Why the 3-Year Business Plan has Died

Why the 3-Year Business Plan has Died

Sometimes in the business world or classroom you’ll hear a boss or professor talk about a 5-year business plan or a 3-year business plan. Today it’s a quick identifier that they are out of touch, but 10 years ago these plans were fairly standard. What happened? Why did these long-term plans die out and should they have? Let’s break down why the multi-year business plan has gone the path of the dinosaurs and what it means for the rest of us.

 

The Death of the 5-Year Business Plan

In 2000, the 5-Year Business Plan was the gold standard. Every business had to have a course of action for the next five years or else they were doomed to fail. But as we all know, things changed. This time, however, they changed faster than ever. We had the 9/11 terrorist attacks that disrupted every company in nearly every industry. The 2008 recession blind sighted nearly every CEO and Strategist. The increasing rate at which new disruptive technologies reached mass popularity tossed countless companies aside. Long story short: every market became wildly more unpredictable. In five years your country could be at war or an app could’ve made an entire industry obsolete. It no longer made sense to plan so far ahead and so the 5-Year Business Plan died out.

 

The Rise and Fall of the 3-Year Business Plan

Long-term strategic planning did not die out entirely. Instead, the business world made a (now regrettable) compromise. “What about 3-Year plans instead of 5-Year plans?” they said. And so, two years were removed from the strategic discussion. There was one major issue, though. Did the strategy meetings become shorter? No. Did the plans become shorter? No. Just because companies weren’t planning as far ahead, didn’t mean that they were being more realistic. Instead, the plans for the next three years became far more detailed.

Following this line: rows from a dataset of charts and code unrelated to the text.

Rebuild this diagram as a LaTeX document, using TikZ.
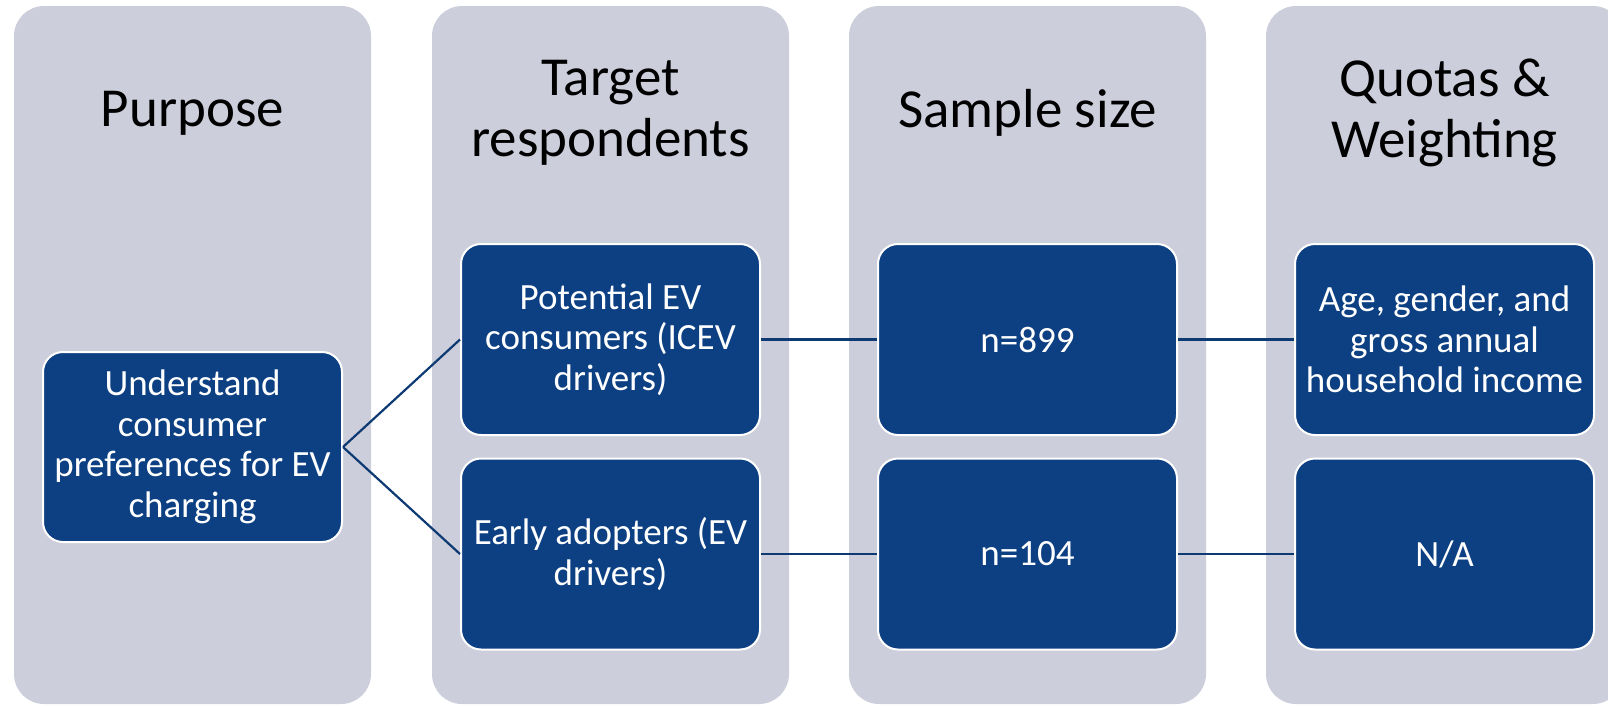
\documentclass[tikz,border=0pt]{standalone}
\usepackage{fontspec}
\setmainfont{Carlito}
\definecolor{colgrey}{RGB}{204,206,219}
\definecolor{navy}{RGB}{12,64,130}
\definecolor{linkblue}{RGB}{14,58,115}
\begin{document}
\begin{tikzpicture}[x=1pt,y=-1pt,
  col/.style={fill=colgrey, rounded corners=30pt},
  head/.style={font=\fontsize{55}{60.5}\selectfont, align=center, text=black, inner sep=0pt},
  item/.style={draw=white, line width=2pt, fill=navy, rounded corners=20pt, text=white, align=center,
    minimum width=299pt, minimum height=191pt, inner sep=0pt, font=\fontsize{37}{40.6}\selectfont},
  link/.style={draw=linkblue, line width=2.2pt}]
\useasboundingbox (0,0) rectangle (1608,705);
\clip (0,0) rectangle (1608,705);
% columns
\fill[col] (14,6) rectangle (371,704);
\fill[col] (432,6) rectangle (789,704);
\fill[col] (849,6) rectangle (1206,704);
\fill[col] (1266,6) rectangle (1623,704);
% headings
\node[head] (h1) at (192.5,113) {Purpose};
\node[head] (h2) at (610.5,113) {Target\\respondents};
\node[head] (h3) at (1027.5,113) {Sample size};
\node[head] (h4) at (1444.5,113) {Quotas \&\\Weighting};
% boxes
\node[item, minimum height=190pt] (p) at (192.5,447) {Understand\\consumer\\preferences for EV\\charging};
\node[item] (t1) at (610.5,339.5) {Potential EV\\consumers (ICEV\\drivers)};
\node[item] (t2) at (610.5,554) {Early adopters (EV\\drivers)};
\node[item] (s1) at (1027.5,339.5) {n=899};
\node[item] (s2) at (1027.5,554) {n=104};
\node[item] (q1) at (1444.5,339.5) {Age, gender, and\\gross annual\\household income};
\node[item] (q2) at (1444.5,554) {N/A};
% links
\draw[link] (p.east) -- (t1.west);
\draw[link] (p.east) -- (t2.west);
\draw[link] (t1.east) -- (s1.west);
\draw[link] (t2.east) -- (s2.west);
\draw[link] (s1.east) -- (q1.west);
\draw[link] (s2.east) -- (q2.west);
\end{tikzpicture}
\end{document}
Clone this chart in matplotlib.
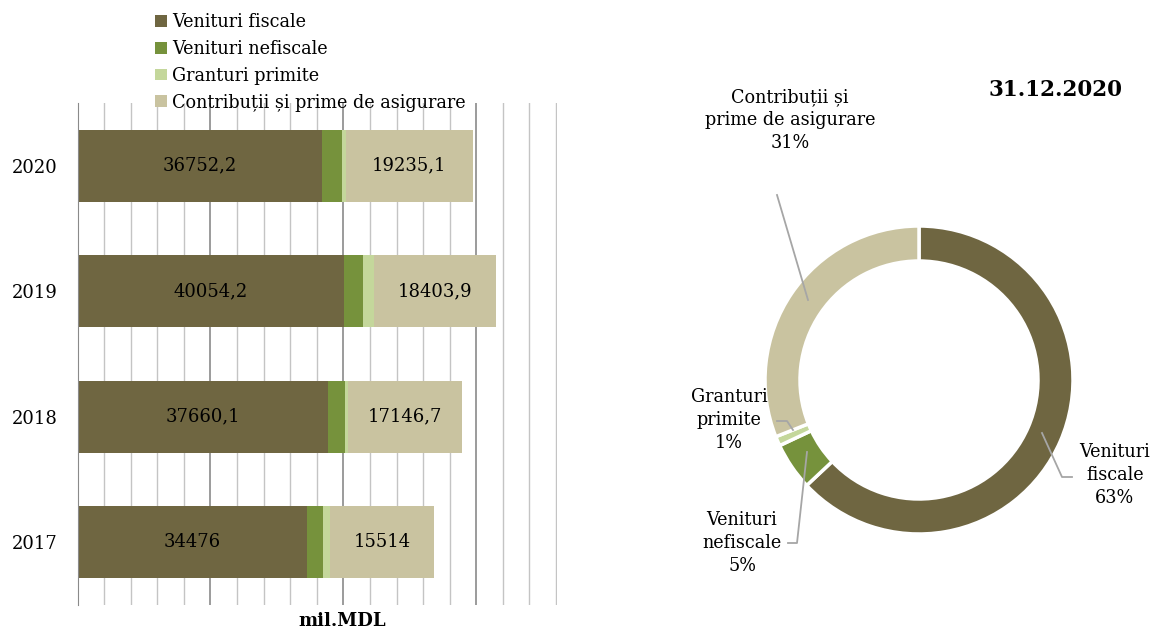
import numpy as np
import matplotlib.pyplot as plt
from matplotlib.ticker import MultipleLocator

plt.rcParams['font.family'] = 'DejaVu Serif'
plt.rcParams['font.size'] = 12.7

# Data (mil. MDL)
years = ['2017', '2018', '2019', '2020']
venituri_fiscale = [34476, 37660.1, 40054.2, 36752.2]
venituri_nefiscale = [2420, 2570, 2930, 3080]
granturi_primite = [1160, 450, 1600, 500]
contributii = [15514, 17146.7, 18403.9, 19235.1]

series_names = ['Venituri fiscale', 'Venituri nefiscale', 'Granturi primite',
                'Contribuții și prime de asigurare']
colors = ['#6F6641', '#76923C', '#C4D79B', '#C9C3A0']

# Donut structure at 31.12.2020 (%)
donut_values = [63, 5, 1, 31]
donut_labels = ['Venituri\nfiscale\n63%', 'Venituri\nnefiscale\n5%',
                'Granturi\nprimite\n1%', 'Contribuții și\nprime de asigurare\n31%']

W, H = 1160, 629
fig = plt.figure(figsize=(W / 100, H / 100), dpi=100)

# ---- stacked bars ----
ax = fig.add_axes([77.5 / W, 24 / H, (557 - 77.5) / W, (605 - 103) / H])
y = np.arange(len(years))
left = np.zeros(len(years))
containers = []
for vals, name, col in zip([venituri_fiscale, venituri_nefiscale,
                            granturi_primite, contributii], series_names, colors):
    c = ax.barh(y, vals, left=left, height=0.575, color=col, label=name, zorder=3)
    containers.append(c)
    left = left + np.array(vals)

fmt = lambda v: '{:g}'.format(v).replace('.', ',')
ax.bar_label(containers[0], labels=[fmt(v) for v in venituri_fiscale],
             label_type='center', fontsize=13)
ax.bar_label(containers[3], labels=[fmt(v) for v in contributii],
             label_type='center', fontsize=13)

ax.set_xlim(0, 72150)
ax.set_ylim(-0.5, 3.5)
ax.set_yticks(y)
ax.set_yticklabels(years, fontsize=13)
ax.xaxis.set_major_locator(MultipleLocator(20000))
ax.xaxis.set_minor_locator(MultipleLocator(4000))
ax.grid(axis='x', which='minor', color='#c4c4c4', linewidth=1.0, zorder=0)
ax.grid(axis='x', which='major', color='#8a8a8a', linewidth=1.2, zorder=0)
ax.tick_params(axis='x', which='both', length=0, labelbottom=False)
ax.tick_params(axis='y', length=0, pad=14)
for s in ['top', 'right', 'bottom']:
    ax.spines[s].set_visible(False)
ax.spines['left'].set_color('#8a8a8a')
ax.spines['left'].set_zorder(4)

fig.text(342 / W, 1 - 621 / H, 'mil.MDL', ha='center', va='center',
         fontweight='bold', fontsize=13)

fig.legend(handles=containers, labels=series_names, loc='upper left',
           bbox_to_anchor=(148 / W, 1 - 6 / H), frameon=False,
           handlelength=0.65, handleheight=0.65, handletextpad=0.3,
           labelspacing=0.5, fontsize=12.7, borderaxespad=0)

# ---- donut ----
ax2 = fig.add_axes([600 / W, 0, (W - 600) / W, 1])
cx, cy, r = 919, H - 380, 154
ax2.pie(donut_values, colors=colors, startangle=90, counterclock=False,
        center=(cx, cy), radius=r,
        wedgeprops=dict(width=35, edgecolor='white', linewidth=2.5))
ax2.set_xlim(600, W)
ax2.set_ylim(0, H)
ax2.set_aspect('equal')
ax2.axis('off')

line_kw = dict(color='#a6a6a6', linewidth=1.3)
# leader lines (pixel coordinates of the figure)
ax2.plot([1072, 1062, 1042], [H - 477, H - 477, H - 433], **line_kw)
ax2.plot([788, 797, 807], [H - 543, H - 543, H - 452], **line_kw)
ax2.plot([777, 787, 793], [H - 421, H - 421, H - 430], **line_kw)
ax2.plot([777, 808], [H - 195, H - 300], **line_kw)

txt_kw = dict(ha='center', va='center', fontsize=12.7, linespacing=1.35)
ax2.text(1115, H - 475, donut_labels[0], **txt_kw)
ax2.text(742, H - 543, donut_labels[1], **txt_kw)
ax2.text(729, H - 420, donut_labels[2], **txt_kw)
ax2.text(790, H - 120, donut_labels[3], **txt_kw)

fig.text(1055 / W, 1 - 90 / H, '31.12.2020', ha='center', va='center',
         fontweight='bold', fontsize=15.5)

fig.savefig('out.png', dpi=100)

The extra time was spent making more specific plans instead of less planning. Looking back on it, the practice was entirely counterintuitive. The 5-Year Business Plan died because of widespread unpredictability, so there was no reason to assume that the next three years were somehow more stable.

 

Is the 3-Year Business Plan dead? No. It’s a begrudgingly stubborn relic of a business world failing to cope with the almost incomprehensible speed at which technology moves. The truth is that an app can still replace an industry overnight. Smart businesses are learning to function moment-to-moment. Enormous Big Data programs are being built to generate insights and actions in real time. Momentary “trends” are beginning dominate how the world around us works. As often as people complain that Millennials look at Facebook or Twitter too much, the world has never moved faster than it does right now. This speed has created a need for information on a more frequent basis. Consequently, it has eliminated the realistic possibility of predicting years ahead.